## GIVEN REQUEST
Your output is the lines from the first one to the one containing "three phase fits.", repeated exactly, with images left out.

## DATA SECTION

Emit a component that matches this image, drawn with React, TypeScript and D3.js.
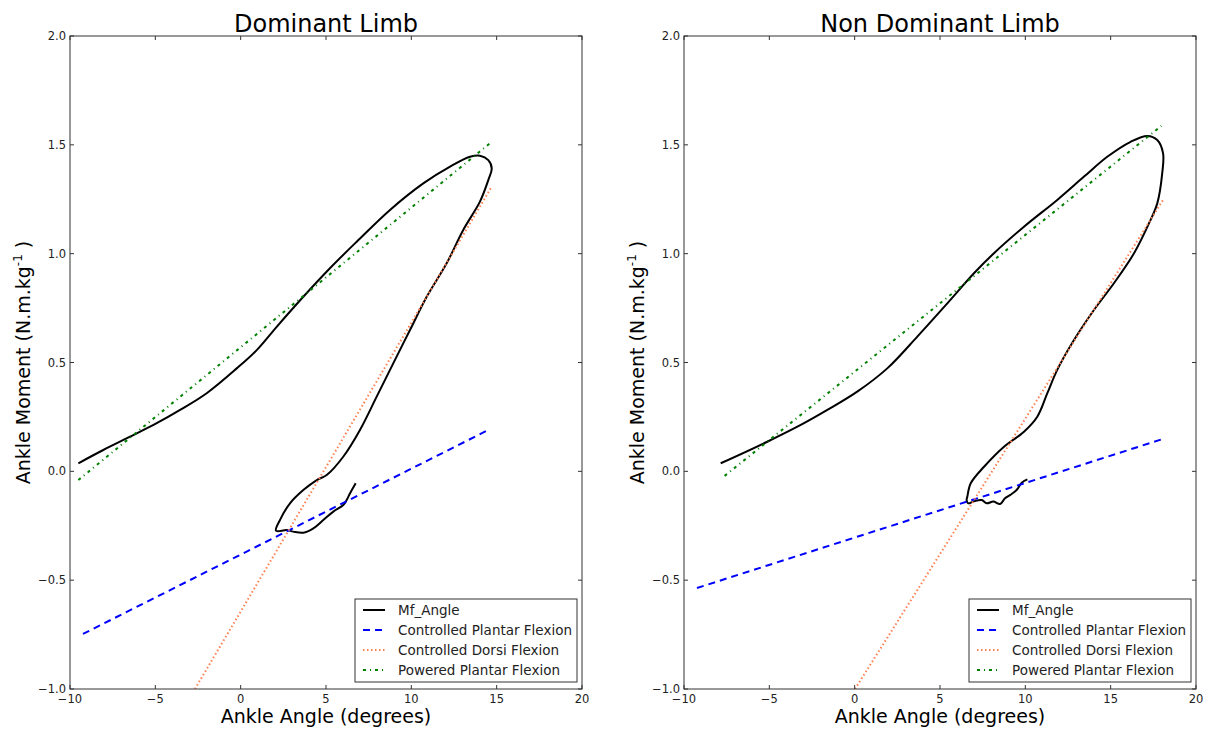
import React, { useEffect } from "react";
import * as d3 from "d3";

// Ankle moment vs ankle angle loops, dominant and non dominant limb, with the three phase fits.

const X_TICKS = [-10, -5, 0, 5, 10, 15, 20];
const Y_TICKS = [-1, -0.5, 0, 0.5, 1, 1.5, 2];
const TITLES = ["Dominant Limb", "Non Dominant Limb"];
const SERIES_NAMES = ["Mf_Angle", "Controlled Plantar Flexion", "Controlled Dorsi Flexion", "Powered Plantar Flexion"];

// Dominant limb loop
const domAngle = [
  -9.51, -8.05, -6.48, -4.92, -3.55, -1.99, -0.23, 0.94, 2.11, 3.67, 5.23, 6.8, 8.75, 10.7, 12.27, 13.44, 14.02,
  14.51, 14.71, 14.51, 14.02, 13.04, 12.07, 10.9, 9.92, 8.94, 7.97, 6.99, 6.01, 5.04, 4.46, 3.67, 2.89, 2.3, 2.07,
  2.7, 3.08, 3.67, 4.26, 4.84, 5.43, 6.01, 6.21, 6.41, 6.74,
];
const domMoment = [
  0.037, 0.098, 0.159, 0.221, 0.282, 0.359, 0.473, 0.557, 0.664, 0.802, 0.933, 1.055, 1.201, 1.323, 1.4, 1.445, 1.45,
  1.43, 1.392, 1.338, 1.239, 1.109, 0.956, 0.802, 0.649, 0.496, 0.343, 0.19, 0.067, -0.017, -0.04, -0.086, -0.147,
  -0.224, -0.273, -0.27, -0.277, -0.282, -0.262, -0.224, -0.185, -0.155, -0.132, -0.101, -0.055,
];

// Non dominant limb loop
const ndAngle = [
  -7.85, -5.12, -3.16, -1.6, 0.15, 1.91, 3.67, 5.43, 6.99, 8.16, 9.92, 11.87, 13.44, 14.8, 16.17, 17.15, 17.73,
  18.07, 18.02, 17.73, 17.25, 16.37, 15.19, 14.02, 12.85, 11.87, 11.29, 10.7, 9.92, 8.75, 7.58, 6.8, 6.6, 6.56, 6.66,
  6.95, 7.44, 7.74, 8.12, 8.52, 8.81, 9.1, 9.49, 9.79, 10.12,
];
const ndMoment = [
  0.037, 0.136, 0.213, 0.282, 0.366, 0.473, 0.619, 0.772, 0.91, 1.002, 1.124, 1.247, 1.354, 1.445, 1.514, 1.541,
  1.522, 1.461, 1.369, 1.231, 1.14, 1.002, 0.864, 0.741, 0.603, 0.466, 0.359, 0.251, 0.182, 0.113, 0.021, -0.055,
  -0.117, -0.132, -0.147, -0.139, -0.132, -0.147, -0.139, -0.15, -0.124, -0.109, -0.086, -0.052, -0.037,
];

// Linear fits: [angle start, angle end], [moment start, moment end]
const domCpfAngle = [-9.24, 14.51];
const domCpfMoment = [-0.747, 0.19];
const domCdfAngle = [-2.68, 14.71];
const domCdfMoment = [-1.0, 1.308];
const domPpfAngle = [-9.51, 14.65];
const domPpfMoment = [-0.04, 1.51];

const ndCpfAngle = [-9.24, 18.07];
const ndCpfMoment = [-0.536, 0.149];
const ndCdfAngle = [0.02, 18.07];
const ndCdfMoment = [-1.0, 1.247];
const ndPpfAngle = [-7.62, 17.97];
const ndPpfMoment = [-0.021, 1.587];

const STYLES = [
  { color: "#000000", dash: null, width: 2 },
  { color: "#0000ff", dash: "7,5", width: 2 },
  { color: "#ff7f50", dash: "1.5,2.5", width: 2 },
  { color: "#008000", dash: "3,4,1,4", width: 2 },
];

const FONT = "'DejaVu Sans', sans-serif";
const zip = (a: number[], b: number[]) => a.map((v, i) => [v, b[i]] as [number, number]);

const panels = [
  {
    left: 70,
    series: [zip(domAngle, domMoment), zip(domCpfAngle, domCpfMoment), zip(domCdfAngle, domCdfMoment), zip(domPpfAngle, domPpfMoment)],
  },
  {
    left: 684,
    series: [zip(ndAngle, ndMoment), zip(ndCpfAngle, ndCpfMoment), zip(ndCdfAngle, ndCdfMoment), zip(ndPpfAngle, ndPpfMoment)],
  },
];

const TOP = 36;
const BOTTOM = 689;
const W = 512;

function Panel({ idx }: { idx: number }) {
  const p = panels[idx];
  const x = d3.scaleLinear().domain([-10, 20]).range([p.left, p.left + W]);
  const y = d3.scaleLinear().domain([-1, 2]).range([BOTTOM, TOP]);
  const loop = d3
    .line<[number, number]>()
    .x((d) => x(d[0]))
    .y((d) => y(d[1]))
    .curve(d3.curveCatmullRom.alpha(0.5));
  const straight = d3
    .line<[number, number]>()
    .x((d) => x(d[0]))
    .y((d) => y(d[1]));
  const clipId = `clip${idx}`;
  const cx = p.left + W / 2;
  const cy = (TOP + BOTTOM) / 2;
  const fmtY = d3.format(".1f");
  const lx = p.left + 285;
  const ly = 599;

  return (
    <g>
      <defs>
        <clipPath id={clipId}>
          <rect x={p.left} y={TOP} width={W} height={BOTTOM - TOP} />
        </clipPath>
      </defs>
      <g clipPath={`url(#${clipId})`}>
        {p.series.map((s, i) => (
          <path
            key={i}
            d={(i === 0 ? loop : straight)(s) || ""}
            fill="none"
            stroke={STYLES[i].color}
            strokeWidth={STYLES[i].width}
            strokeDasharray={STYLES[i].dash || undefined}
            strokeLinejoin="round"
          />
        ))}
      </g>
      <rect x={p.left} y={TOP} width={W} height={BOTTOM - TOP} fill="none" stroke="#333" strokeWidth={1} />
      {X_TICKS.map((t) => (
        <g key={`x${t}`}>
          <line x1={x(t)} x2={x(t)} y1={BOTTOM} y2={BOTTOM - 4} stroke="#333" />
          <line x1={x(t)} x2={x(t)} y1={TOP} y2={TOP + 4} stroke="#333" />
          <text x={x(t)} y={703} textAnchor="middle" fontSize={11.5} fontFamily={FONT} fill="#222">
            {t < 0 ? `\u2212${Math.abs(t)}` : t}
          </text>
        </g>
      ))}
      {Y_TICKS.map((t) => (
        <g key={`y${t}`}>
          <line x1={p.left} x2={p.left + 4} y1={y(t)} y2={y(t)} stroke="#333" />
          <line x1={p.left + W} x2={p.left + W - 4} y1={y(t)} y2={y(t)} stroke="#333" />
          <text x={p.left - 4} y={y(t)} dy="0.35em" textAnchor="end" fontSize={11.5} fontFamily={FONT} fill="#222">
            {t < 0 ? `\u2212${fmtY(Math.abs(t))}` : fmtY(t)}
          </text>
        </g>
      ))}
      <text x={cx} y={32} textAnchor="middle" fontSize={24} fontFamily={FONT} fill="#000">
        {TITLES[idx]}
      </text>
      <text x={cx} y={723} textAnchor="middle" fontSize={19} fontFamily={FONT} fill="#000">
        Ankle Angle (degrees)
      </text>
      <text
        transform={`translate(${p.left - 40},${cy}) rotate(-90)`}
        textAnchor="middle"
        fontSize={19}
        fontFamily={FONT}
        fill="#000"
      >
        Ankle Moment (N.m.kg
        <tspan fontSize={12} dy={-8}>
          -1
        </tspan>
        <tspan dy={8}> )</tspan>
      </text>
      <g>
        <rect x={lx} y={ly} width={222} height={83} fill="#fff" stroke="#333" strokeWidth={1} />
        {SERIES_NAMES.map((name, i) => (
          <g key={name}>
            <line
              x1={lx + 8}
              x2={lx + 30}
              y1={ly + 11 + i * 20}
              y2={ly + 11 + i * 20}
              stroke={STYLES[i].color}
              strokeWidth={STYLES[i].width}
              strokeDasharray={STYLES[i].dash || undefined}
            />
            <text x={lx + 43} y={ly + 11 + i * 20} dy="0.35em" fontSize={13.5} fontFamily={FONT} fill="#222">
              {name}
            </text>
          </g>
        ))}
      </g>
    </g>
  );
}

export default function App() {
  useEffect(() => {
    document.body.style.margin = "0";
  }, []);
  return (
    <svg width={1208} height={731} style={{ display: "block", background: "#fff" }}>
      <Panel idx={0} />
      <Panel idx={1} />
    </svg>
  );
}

## RESPONSE BELOW
Emit a component that matches this image, drawn with React, TypeScript and D3.js.
import React, { useEffect } from "react";
import * as d3 from "d3";

// Ankle moment vs ankle angle loops, dominant and non dominant limb, with the three phase fits.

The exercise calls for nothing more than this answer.